There’s an interesting piece (if you find this sort of thing interesting) in the Australian magazine Eureka Street, a very interesting looking publication promoted by the Australian Jesuits, but remarkably non-doctrinaire and broadminded in its treatment of things.
The piece, by Andrew Hamilton, a theologian from Melbourne, debates the sort of funeral appropriate for child abusers and for criminals like Carl Williams. He begins:
In the last month Catholic funerals have led to controversy. Many Catholics complained that Carl Williams was allowed burial in a Catholic Church. And some victims of sexual abuse in the Catholic Church expressed anger that bishops and priests in robes glorified the funeral of a priest who had been charged with sexual abuse of minors, but who died before the case could be brought.
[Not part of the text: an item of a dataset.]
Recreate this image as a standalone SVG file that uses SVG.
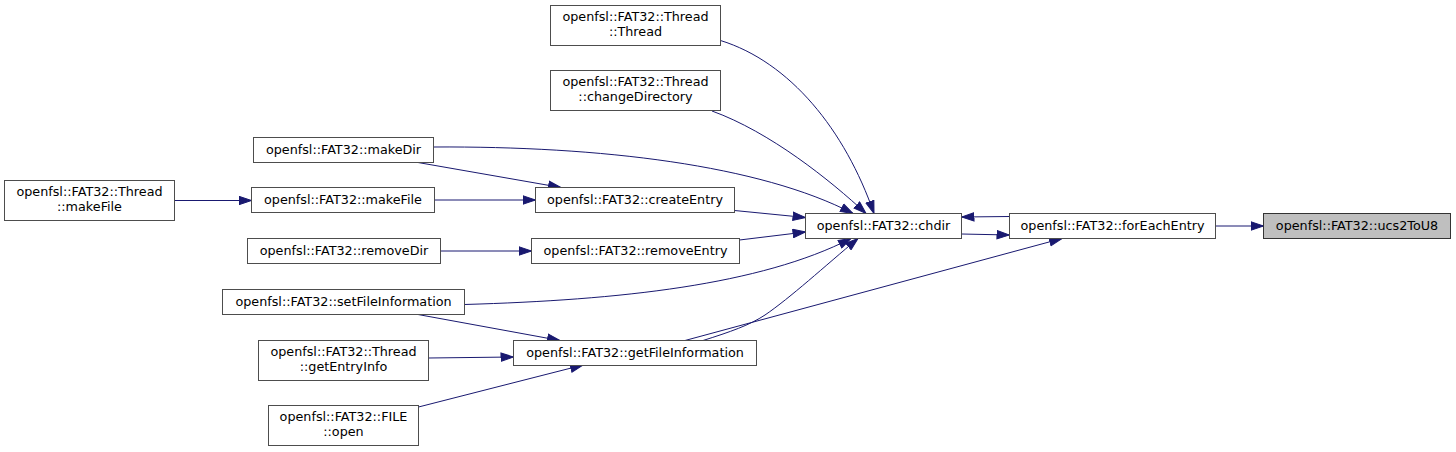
<svg xmlns="http://www.w3.org/2000/svg" width="1456" height="452" viewBox="0 0 1456 452">
<style>
.n rect{fill:#ffffff;stroke:#4d4d4d;stroke-width:1}
.n.root rect{fill:#bfbfbf;stroke:#333333}
.n text{font-family:"DejaVu Sans","Liberation Sans",sans-serif;font-size:12.75px;fill:#000000;text-anchor:middle}
.e path{fill:none;stroke:#191970;stroke-width:1;marker-end:url(#ah)}
</style>
<defs>
<marker id="ah" viewBox="0 0 13 10" refX="13" refY="5" markerWidth="13" markerHeight="10" markerUnits="userSpaceOnUse" orient="auto">
<path d="M0.5,0.8 L13,5 L0.5,9.2 Z" fill="#191970" stroke="#191970" stroke-width="1"/>
</marker>
</defs>
<rect width="1456" height="452" fill="#ffffff"/>
<g id="connectors" class="e">
<path d="M1215.5,226 L1263.5,226"/>
<path d="M1009.5,216.5 L961.5,217"/>
<path d="M961.5,234 L1009.5,235"/>
<path d="M720.5,40.5 C790,62 845,130 874,213.5"/>
<path d="M712,111 C770,132 830,180 866,213.5"/>
<path d="M433.5,147 C600,146 760,165 853,213.5"/>
<path d="M418,162.5 L561,187.5"/>
<path d="M174.5,200.5 L251.5,200.5"/>
<path d="M434.5,200 L535.5,200"/>
<path d="M734.5,210.5 L805.5,217.5"/>
<path d="M440.5,251 L531.5,251"/>
<path d="M739.5,240 L805.5,232"/>
<path d="M464.5,304.5 C620,300 760,285 851,238.5"/>
<path d="M418,314.5 L560,340.5"/>
<path d="M703,340.5 C730,332 750,325 765,315 C790,298 825,266 858,238.5"/>
<path d="M685,340.5 L1062,238.5"/>
<path d="M428.5,358 L513.5,357"/>
<path d="M418.5,407 L583,365"/>
</g>
<g id="node_ucs2ToU8" class="n root"><rect x="1263.5" y="213.5" width="187" height="25"/><text x="1357" y="229.5">openfsl::FAT32::ucs2ToU8</text></g>
<g id="node_forEachEntry" class="n"><rect x="1009.5" y="213.5" width="206" height="25"/><text x="1112.5" y="229.5">openfsl::FAT32::forEachEntry</text></g>
<g id="node_chdir" class="n"><rect x="805.5" y="213.5" width="156" height="25"/><text x="883.5" y="229.5">openfsl::FAT32::chdir</text></g>
<g id="node_Thread_Thread" class="n"><rect x="550.5" y="5.5" width="170" height="40"/><text x="635.5" y="21.2">openfsl::FAT32::Thread</text><text x="635.5" y="36.2">::Thread</text></g>
<g id="node_Thread_changeDirectory" class="n"><rect x="550.5" y="70.5" width="170" height="40"/><text x="635.5" y="86.2">openfsl::FAT32::Thread</text><text x="635.5" y="101.2">::changeDirectory</text></g>
<g id="node_makeDir" class="n"><rect x="253.5" y="137.5" width="180" height="25"/><text x="343.5" y="153.5">openfsl::FAT32::makeDir</text></g>
<g id="node_Thread_makeFile" class="n"><rect x="4.5" y="180.5" width="170" height="40"/><text x="89.5" y="196.2">openfsl::FAT32::Thread</text><text x="89.5" y="211.2">::makeFile</text></g>
<g id="node_makeFile" class="n"><rect x="251.5" y="187.5" width="183" height="25"/><text x="343" y="203.5">openfsl::FAT32::makeFile</text></g>
<g id="node_createEntry" class="n"><rect x="535.5" y="187.5" width="199" height="25"/><text x="635" y="203.5">openfsl::FAT32::createEntry</text></g>
<g id="node_removeDir" class="n"><rect x="247.5" y="238.5" width="193" height="25"/><text x="344" y="254.5">openfsl::FAT32::removeDir</text></g>
<g id="node_removeEntry" class="n"><rect x="531.5" y="238.5" width="208" height="25"/><text x="635.5" y="254.5">openfsl::FAT32::removeEntry</text></g>
<g id="node_setFileInformation" class="n"><rect x="222.5" y="289.5" width="242" height="25"/><text x="343.5" y="305.5">openfsl::FAT32::setFileInformation</text></g>
<g id="node_Thread_getEntryInfo" class="n"><rect x="258.5" y="340.5" width="170" height="40"/><text x="343.5" y="356.2">openfsl::FAT32::Thread</text><text x="343.5" y="371.2">::getEntryInfo</text></g>
<g id="node_getFileInformation" class="n"><rect x="513.5" y="340.5" width="243" height="25"/><text x="635" y="356.5">openfsl::FAT32::getFileInformation</text></g>
<g id="node_FILE_open" class="n"><rect x="268.5" y="405.5" width="150" height="40"/><text x="343.5" y="421.2">openfsl::FAT32::FILE</text><text x="343.5" y="436.2">::open</text></g>
</svg>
We are all sinners, but where, if anywhere, should a line be drawn, especially now that most religious funerals will contain an element of life celebration?
The focus on the life of the dead person makes funerals of notorious malefactors problematic. When all involved in the funeral see themselves as sinners, brought together to pray for God’s mercy upon another sinner, it will seem natural that public sinners should have a church funeral which is widely attended.
But if funerals are seen only to commemorate the life of the dead, to praise their virtues, and to commend them to shared memory, those who attend may be seen to endorse the quality of the dead person’s life. They come, not just to bury the dead, but to praise them. If the funeral evokes the virtues of a scoundrel whose life was publicly scandalous, those who take part may seem to be complicit in a lie. Church officers who celebrate the funeral or make the church building available may also be seen as reprehensible.
Hamilton concludes:
Within the Christian community splendid ceremonies with processions of robed bishops and priests may heighten the sense that the dead person is precious in God’s eyes and may evoke God’s mercy. But those whom a dead priest has abused and the wider society are as likely to see in the celebration an enactment of power and defiance.
In such funerals it may be better to draw on the resources of Catholic liturgy that allow people to gather to seek forgiveness, express grief and pray for conversion. Plain dress, an unornamented church, honest prayers and periods of silence can express respect for the dead person and our shared need of God’s mercy. A one-style liturgy does not fit all circumstances.
Read it all here.
At the risk of sounding sanctimonious, this article highlights some of the hoops you have to jump through to justify your own beliefs when you’re not prepared or qualified to change them in the light of evidence because god knows best.
Frankly, I can feel little sympathy for the plight of anyone who insists on a religious funeral that dictates the terms and conditions of the ceremony in an unflexing way. The highest and lowest qualities demonstrated by any human being are there inside each of us – there but for personal choice go I – and if we are to commemorate the life of someone who stooped so low as to damage others, let’s say so without judgement but with candour. The only problem I can see in conducting a funeral for someone whose behaviour was completely unacceptable would be if the family wanted me to hide the fact, when I suppose I would break my rule of ‘family knows best’ (with their permission) in light of personal misgivings, or decline to conduct the funeral.
I’ve conducted funerals for the unloved, without equivocation and with the gratitude of the families. Okay, none of them sexually abused helpless victims or murdered anyone, but the difference is only of degree, and I thanked god that he didn’t exist to prevent the truth from being acknowledged and thereby dealt with.